Exactly retype the lines from the top of the data through the line containing "0.45, 0.26, 0.13, 0.06, 0.04, 0.02, 0.0]", leaving out every picture.
--- start SOURCE MATERIAL ---
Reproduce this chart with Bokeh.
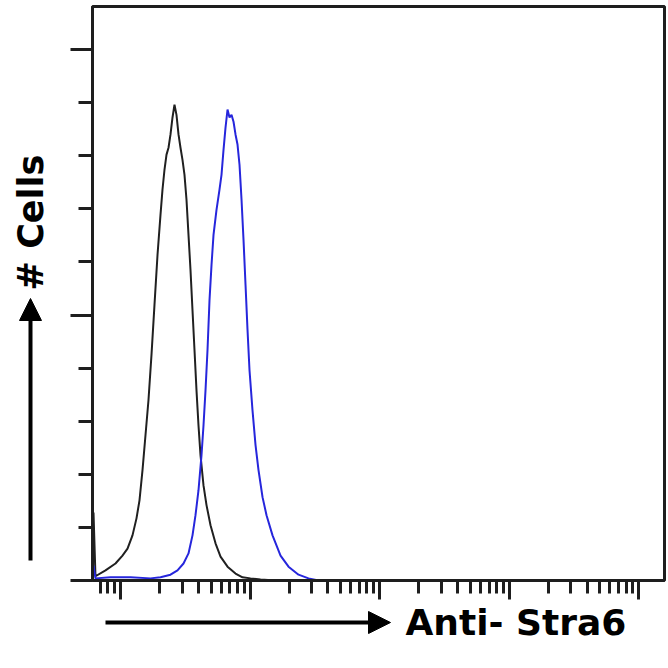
from bokeh.plotting import figure
from bokeh.layouts import row, column
from bokeh.models import Range1d, FixedTicker, Label, Arrow, NormalHead, CustomJSTickFormatter
from bokeh.embed import file_html
from bokeh.resources import INLINE

# ---- data (fluorescence intensity, event count in tick units) ----
control_intensity = [0.619, 0.641, 0.766, 0.915, 1.036, 1.133, 1.238, 1.329, 1.402, 1.479,
                     1.560, 1.645, 1.735, 1.830, 1.931, 2.037, 2.110, 2.187, 2.266, 2.348,
                     2.433, 2.521, 2.612, 2.706, 2.805, 2.906, 3.011, 3.120, 3.233, 3.350,
                     3.471, 3.597, 3.727, 3.862, 4.002, 4.147, 4.374, 4.614, 4.955, 5.416,
                     5.920, 6.705, 7.727, 8.752, 10.09, 12.05, 15.74]
control_count = [1.28, 0.08, 0.19, 0.32, 0.47, 0.60, 0.85, 1.17, 1.51, 2.08,
                 2.74, 3.40, 4.25, 5.19, 6.13, 6.89, 7.36, 7.74, 8.02, 8.15,
                 8.40, 8.72, 8.96, 8.77, 8.40, 8.15, 7.92, 7.64, 7.17, 6.51,
                 5.85, 5.09, 4.34, 3.58, 2.92, 2.36, 1.79, 1.42, 1.04, 0.70,
                 0.45, 0.26, 0.13, 0.06, 0.04, 0.02, 0.0]

stra6_intensity = [0.619, 0.641, 0.837, 1.195, 1.705, 2.037, 2.433, 2.755, 3.065, 3.350,
                   3.597, 3.794, 4.002, 4.222, 4.374, 4.533, 4.697, 4.867, 5.043, 5.226,
                   5.511, 5.813, 6.024, 6.243, 6.469, 6.705, 6.947, 7.197, 7.459, 7.727,
                   8.008, 8.297, 8.600, 8.908, 9.233, 9.566, 9.911, 10.45, 11.03, 11.63,
                   12.49, 13.41, 14.92, 17.20, 19.83, 23.69, 28.29, 33.81]
stra6_count = [0.28, 0.04, 0.06, 0.06, 0.04, 0.06, 0.11, 0.19, 0.32, 0.51,
               0.85, 1.23, 1.70, 2.36, 2.92, 3.58, 4.34, 5.28, 5.94, 6.51,
               6.98, 7.36, 7.64, 8.11, 8.53, 8.87, 8.72, 8.77, 8.64, 8.40,
               8.21, 7.83, 7.17, 6.42, 5.57, 4.72, 3.96, 3.21, 2.55, 2.08,
               1.57, 1.23, 0.85, 0.47, 0.26, 0.11, 0.04, 0.0]

x_major_ticks = [1, 10, 100, 1000, 10000]
x_minor_ticks = [0.7, 0.8, 0.9,
                 2, 3, 4, 5, 6, 7, 8, 9,
                 20, 30, 40, 50, 60, 70, 80, 90,
                 200, 300, 400, 500, 600, 700, 800, 900,
                 2000, 3000, 4000, 5000, 6000, 7000, 8000, 9000]
y_major_ticks = [0, 5, 10]
y_minor_ticks = [1, 2, 3, 4, 6, 7, 8, 9]

x_label = "Anti- Stra6"
y_label = "# Cells"

INK = "#1e1e1e"
W, H = 667, 667
LEFT_W = 50
MAIN_H = 602
B_LEFT, B_RIGHT = 42, 3

# ---------------- main histogram ----------------
p = figure(width=W - LEFT_W, height=MAIN_H, x_axis_type="log",
           x_range=Range1d(0.608, 15850), y_range=Range1d(0, 10.81),
           output_backend="svg", toolbar_location=None,
           min_border_left=B_LEFT, min_border_right=B_RIGHT, min_border_top=6, min_border_bottom=22)
p.grid.visible = False
p.outline_line_color = INK
p.outline_line_width = 3
p.background_fill_color = "white"
p.border_fill_color = "white"

xa = p.xaxis[0]
xa.ticker = FixedTicker(ticks=x_major_ticks, minor_ticks=x_minor_ticks)
xa.formatter = CustomJSTickFormatter(code="return ''")
xa.major_label_text_font_size = "1px"
xa.major_label_standoff = 0
xa.major_tick_in = 0
xa.major_tick_out = 19
xa.minor_tick_in = 0
xa.minor_tick_out = 13
xa.axis_line_width = 3
xa.axis_line_color = INK
xa.major_tick_line_width = 3
xa.minor_tick_line_width = 3
xa.major_tick_line_color = INK
xa.minor_tick_line_color = INK

ya = p.yaxis[0]
ya.ticker = FixedTicker(ticks=y_major_ticks, minor_ticks=y_minor_ticks)
ya.formatter = CustomJSTickFormatter(code="return ''")
ya.major_label_text_font_size = "1px"
ya.major_label_standoff = 0
ya.major_tick_in = 0
ya.major_tick_out = 22
ya.minor_tick_in = 0
ya.minor_tick_out = 14
ya.axis_line_width = 3
ya.axis_line_color = INK
ya.major_tick_line_width = 3
ya.minor_tick_line_width = 3
ya.major_tick_line_color = INK
ya.minor_tick_line_color = INK

p.line(control_intensity, control_count, line_color="#202020", line_width=2)
p.line(stra6_intensity, stra6_count, line_color="#2626dc", line_width=2)


def blank_panel(w, h, x0, y0, bl=0, br=0):
    """A plain panel whose data coordinates equal page pixels (y downwards)."""
    f = figure(width=w, height=h,
               x_range=Range1d(x0 + bl, x0 + w - br), y_range=Range1d(y0 + h, y0),
               output_backend="svg", toolbar_location=None,
               x_axis_location=None, y_axis_location=None,
               min_border=0, min_border_left=bl, min_border_right=br,
               min_border_top=0, min_border_bottom=0)
    f.grid.visible = False
    f.outline_line_color = None
    f.background_fill_color = "white"
    f.border_fill_color = "white"
    return f


def head():
    return NormalHead(size=22, fill_color="black", line_color="black", line_width=1)


# ---------------- y label column ----------------
left = blank_panel(LEFT_W, H, 0, 0)
left.add_layout(Arrow(x_start=30, y_start=560, x_end=30, y_end=298,
                      line_width=4, line_color="black", end=head()))
left.add_layout(Label(x=30, y=222, text=y_label, angle=90, angle_units="deg",
                      text_align="center", text_baseline="middle",
                      text_font="DejaVu Sans", text_font_style="bold", text_font_size="35px",
                      text_color="black"))

# ---------------- x label row (frame aligned with the histogram frame) ----------------
bottom = blank_panel(W - LEFT_W, H - MAIN_H, LEFT_W, MAIN_H, bl=B_LEFT, br=B_RIGHT)
bottom.add_layout(Arrow(x_start=105, y_start=622, x_end=390, y_end=622,
                        line_width=4, line_color="black", end=head()))
bottom.add_layout(Label(x=405, y=622, text=x_label,
                        text_align="left", text_baseline="middle",
                        text_font="DejaVu Sans", text_font_style="bold", text_font_size="36px",
                        text_color="black"))

layout = row(left, column(p, bottom, spacing=0), spacing=0)

open("out.html", "w").write(file_html(layout, INLINE))
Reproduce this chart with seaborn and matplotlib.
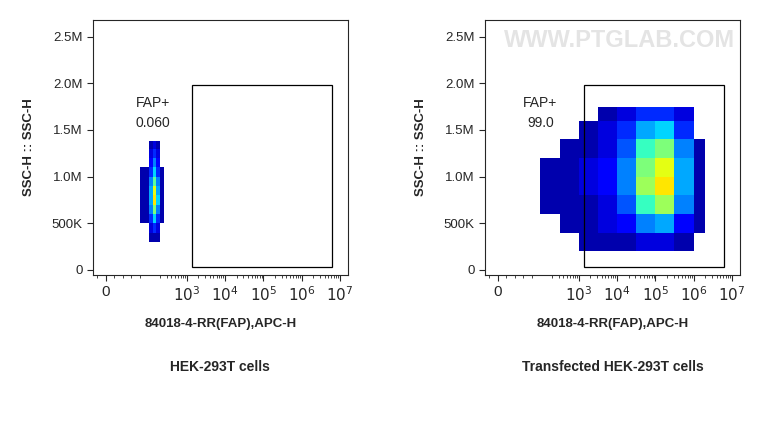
--- end SOURCE MATERIAL ---
RESULT:
Reproduce this chart with Bokeh.
from bokeh.plotting import figure
from bokeh.layouts import row, column
from bokeh.models import Range1d, FixedTicker, Label, Arrow, NormalHead, CustomJSTickFormatter
from bokeh.embed import file_html
from bokeh.resources import INLINE

# ---- data (fluorescence intensity, event count in tick units) ----
control_intensity = [0.619, 0.641, 0.766, 0.915, 1.036, 1.133, 1.238, 1.329, 1.402, 1.479,
                     1.560, 1.645, 1.735, 1.830, 1.931, 2.037, 2.110, 2.187, 2.266, 2.348,
                     2.433, 2.521, 2.612, 2.706, 2.805, 2.906, 3.011, 3.120, 3.233, 3.350,
                     3.471, 3.597, 3.727, 3.862, 4.002, 4.147, 4.374, 4.614, 4.955, 5.416,
                     5.920, 6.705, 7.727, 8.752, 10.09, 12.05, 15.74]
control_count = [1.28, 0.08, 0.19, 0.32, 0.47, 0.60, 0.85, 1.17, 1.51, 2.08,
                 2.74, 3.40, 4.25, 5.19, 6.13, 6.89, 7.36, 7.74, 8.02, 8.15,
                 8.40, 8.72, 8.96, 8.77, 8.40, 8.15, 7.92, 7.64, 7.17, 6.51,
                 5.85, 5.09, 4.34, 3.58, 2.92, 2.36, 1.79, 1.42, 1.04, 0.70,
                 0.45, 0.26, 0.13, 0.06, 0.04, 0.02, 0.0]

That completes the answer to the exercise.